It was clear to the naked eye that the boathouse was falling down. Originally built around 1920 it had given good service but had fallen prey to the pressures exerted by the freeze of many winters. The lakes ice sheet would grab the boathouse footings and lift, and as the ice expanded, push it back towards the shore. Springs thaw would then drop it straight down in the newly shifted position like the leg sweep from The Karate Kid – original Macchio version. Over the last 30 years Becca’s father Len had performed many repairs, mostly alone, some which would take over a year to complete by himself. The over all effect of the ices movements and repairs had left it looking like a boxers nose with breaks compounded on top of repairs and then more breaks. But the will to fight still seemed captured in the remaining boards hanging together.
Last summer was my first visits to camp After-Math and I quickly became a fan of the Adirondacks scene. The whole mood at camp is relaxation with plenty of outdoor activities like hiking, kayaking, barbecuing and sitting by fires. Keep it simple, it’s camp. Despite all the relaxing I couldn’t get that damn boat houses demise out of my mind. I spoke with Len about it a few times and he said that there was a moratorium on boathouse construction and if it came down, or fell down, it would be darn near impossible to get permission from the Adirondacks Park Commission to construct a new one, without even considering what construction would cost.

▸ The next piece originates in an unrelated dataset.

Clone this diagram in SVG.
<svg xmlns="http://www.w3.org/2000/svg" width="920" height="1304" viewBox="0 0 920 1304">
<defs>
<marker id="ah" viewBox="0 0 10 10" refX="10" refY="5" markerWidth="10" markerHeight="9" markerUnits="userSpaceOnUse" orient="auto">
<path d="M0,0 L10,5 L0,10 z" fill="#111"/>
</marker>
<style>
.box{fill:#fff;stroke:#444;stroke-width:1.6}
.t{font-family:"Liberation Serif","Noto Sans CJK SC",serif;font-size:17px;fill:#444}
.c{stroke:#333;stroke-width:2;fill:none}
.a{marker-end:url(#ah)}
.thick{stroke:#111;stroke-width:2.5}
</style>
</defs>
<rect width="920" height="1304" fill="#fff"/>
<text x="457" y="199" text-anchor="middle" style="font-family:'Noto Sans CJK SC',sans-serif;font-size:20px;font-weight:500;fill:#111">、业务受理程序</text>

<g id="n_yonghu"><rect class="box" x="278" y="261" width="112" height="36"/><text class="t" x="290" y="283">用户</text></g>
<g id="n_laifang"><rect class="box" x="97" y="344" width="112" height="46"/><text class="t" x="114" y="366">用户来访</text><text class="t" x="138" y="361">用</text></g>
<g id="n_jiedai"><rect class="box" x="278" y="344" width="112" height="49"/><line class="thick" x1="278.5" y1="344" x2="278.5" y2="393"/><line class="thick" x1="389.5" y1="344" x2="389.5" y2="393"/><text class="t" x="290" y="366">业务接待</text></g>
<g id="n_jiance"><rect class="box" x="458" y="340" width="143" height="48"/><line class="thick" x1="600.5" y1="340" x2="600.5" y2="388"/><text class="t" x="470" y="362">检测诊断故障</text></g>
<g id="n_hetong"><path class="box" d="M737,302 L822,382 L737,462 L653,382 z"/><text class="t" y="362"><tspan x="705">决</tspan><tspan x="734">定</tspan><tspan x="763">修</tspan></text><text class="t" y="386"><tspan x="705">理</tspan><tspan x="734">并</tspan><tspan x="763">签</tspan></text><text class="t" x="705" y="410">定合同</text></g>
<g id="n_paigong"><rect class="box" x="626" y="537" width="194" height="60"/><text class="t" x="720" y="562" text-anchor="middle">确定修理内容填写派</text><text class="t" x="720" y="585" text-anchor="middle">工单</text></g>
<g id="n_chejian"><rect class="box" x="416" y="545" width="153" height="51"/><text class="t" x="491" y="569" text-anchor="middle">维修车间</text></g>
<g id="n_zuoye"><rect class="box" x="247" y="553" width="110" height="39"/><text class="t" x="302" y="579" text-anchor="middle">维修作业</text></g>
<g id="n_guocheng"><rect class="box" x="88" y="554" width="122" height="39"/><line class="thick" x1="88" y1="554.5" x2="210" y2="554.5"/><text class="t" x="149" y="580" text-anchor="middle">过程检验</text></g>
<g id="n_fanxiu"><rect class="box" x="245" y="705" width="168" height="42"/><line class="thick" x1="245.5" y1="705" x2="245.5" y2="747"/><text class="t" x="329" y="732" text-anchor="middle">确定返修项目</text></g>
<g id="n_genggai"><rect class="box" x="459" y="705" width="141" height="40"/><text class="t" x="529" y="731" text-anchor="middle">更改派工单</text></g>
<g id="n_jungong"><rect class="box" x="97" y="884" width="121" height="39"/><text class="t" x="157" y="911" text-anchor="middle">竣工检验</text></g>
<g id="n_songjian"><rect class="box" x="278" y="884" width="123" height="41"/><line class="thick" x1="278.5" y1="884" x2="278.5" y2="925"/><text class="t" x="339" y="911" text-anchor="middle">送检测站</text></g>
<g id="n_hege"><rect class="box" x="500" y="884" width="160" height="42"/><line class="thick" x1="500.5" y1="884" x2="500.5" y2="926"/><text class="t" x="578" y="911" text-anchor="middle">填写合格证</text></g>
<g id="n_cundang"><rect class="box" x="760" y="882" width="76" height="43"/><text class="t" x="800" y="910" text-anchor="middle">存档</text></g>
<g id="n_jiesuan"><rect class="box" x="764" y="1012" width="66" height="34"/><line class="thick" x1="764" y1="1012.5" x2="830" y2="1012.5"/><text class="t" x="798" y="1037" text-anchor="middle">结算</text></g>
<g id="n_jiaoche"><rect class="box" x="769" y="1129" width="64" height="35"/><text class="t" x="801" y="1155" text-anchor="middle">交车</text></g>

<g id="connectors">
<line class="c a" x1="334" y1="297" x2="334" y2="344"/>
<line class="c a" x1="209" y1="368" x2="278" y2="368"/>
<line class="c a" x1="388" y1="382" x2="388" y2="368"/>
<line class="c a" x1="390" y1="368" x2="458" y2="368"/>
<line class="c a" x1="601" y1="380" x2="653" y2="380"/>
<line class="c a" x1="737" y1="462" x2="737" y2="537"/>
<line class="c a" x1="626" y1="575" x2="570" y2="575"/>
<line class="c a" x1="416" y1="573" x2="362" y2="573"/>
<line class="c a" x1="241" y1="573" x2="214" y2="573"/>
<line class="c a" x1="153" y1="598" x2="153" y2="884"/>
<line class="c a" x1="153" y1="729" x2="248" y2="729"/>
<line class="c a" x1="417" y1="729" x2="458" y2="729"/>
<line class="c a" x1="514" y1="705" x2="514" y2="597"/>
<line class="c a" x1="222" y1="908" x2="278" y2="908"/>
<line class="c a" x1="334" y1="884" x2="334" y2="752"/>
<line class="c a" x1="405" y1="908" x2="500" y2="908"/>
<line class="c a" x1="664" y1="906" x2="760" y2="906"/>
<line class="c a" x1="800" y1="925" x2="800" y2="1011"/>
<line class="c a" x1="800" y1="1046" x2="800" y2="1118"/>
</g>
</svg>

It seemed like it would be a real shame to loose such a valuable resource for storing the kayaks, canoe, and paddle-boat, as well as the housing for the water pump. I keep peeking inside, looking at the state of it and considering the forces that had pushed it “back and to the left“, and wondering what could be done to repair it.
Sometimes I think I must have been blessed by the patron saint of failing buildings. Whenever I see a failing barn, or simple old farmhouse on the side of the road upstate I ponder the forces of structural failure and gravities pull that have led it to it’s current state of collapse. Each time I make a very quick survey and ask myself, “is it salvageable” “Does it have classic proportions, good bones?” I can’t help but think, if they’d just shored it up when it started to fail, if they just patched that small hole in the roof which has now led to a collapse, if they’d just, yadda yadda. I guess the truth is more that there was no one there to make that small fix. No one to give it some love. For 5 seconds I think it may be my life’s work to rescue it, before usually concluding, “then you’d be living on the side of Route 32 in Bumblesburg”, and that wouldn’t do.

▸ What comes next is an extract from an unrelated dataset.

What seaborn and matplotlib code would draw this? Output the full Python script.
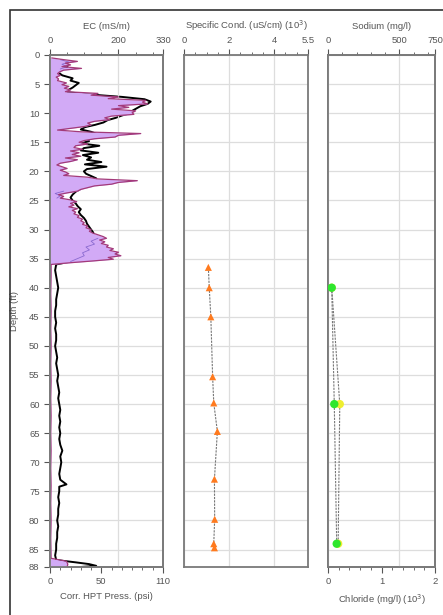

At any rate, last Thanksgiving while up in Oneida with the Moores I offered to help Len repair the boathouse. The main problem was that it had bad feet, the pain of those lame feet had allowed it to lean over, recently fairly precariously. Len, having approached this job alone in the past cautiously agreed it was probably a good idea. Over the next new months I reminded Len and Millie that I’d love to help fix the boathouse. So with my cajoling and Millies enthusiastic support we agreed we’d have a go at it in the week leading up to the 4th of July.

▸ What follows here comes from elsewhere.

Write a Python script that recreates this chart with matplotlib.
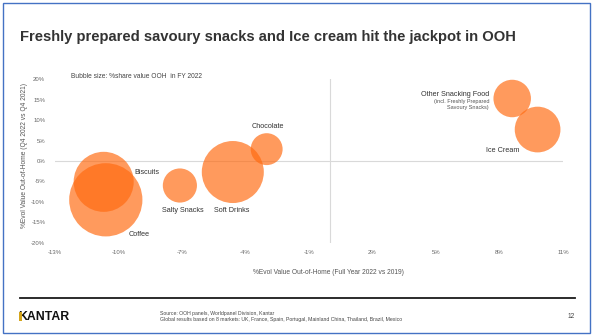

Len and I decided to use “cribs” for the new footings. A crib is basically a large box, open on either side, placed on the lake bottom, with the top reaching out of the water, which is filled with stones. Putting the cribs in place is a bit tricky. The first thing you confront is the murkiness of the water which is a semi-opaque brownish color from the acid created from season after season of foliage falling in the lake and rotting. Add to that the tangle of waterlogged branches below the surface, and the army of stones in all sizes that cover the muddy bottom. Lastly you’ve got the remnants of multiple generations of old crumbled footings, made from things like old water-heaters filled with cement, which sit on or near the spot where you intend to put the new footings.
The first day we put together a shopping list of materials we’d need and went to Lowe’s to pick them up. Our goal was to prop up the right wall, which was in the worst shape. We’d build a crib, jack up that side of the house, slip it underneath, fill it with stones and then connect the existing structure to the new footing. After the first day we were pretty happy with the results but realized that with the right side now as the correct height, the left side was going to sag at least 6 inches lower, and we’d only succeeded in skewing it in the opposite direction. We decided we’d need to go back to Lowe’s for the materials to build another crib for the left side and put in the extra days to do the job right. in the end, we put in two days before the 4th, and two days after to complete it to a state where the building was square and relatively level with both walls sitting on firm footings, rebuilt the front right corner, and installed two new sills for Len to reconnect the walls to as he works away on the project for the rest of the summer, if not longer… While it was a ton of work for Len, Ben, and myself, and I know I for one was sore and sleepy at the end of each day, I think we had a pretty good time doing it, and I can’t think of a more fun way to spend a week of vacation than righting a swaying old building and keeping the boathouse solid at After-Math.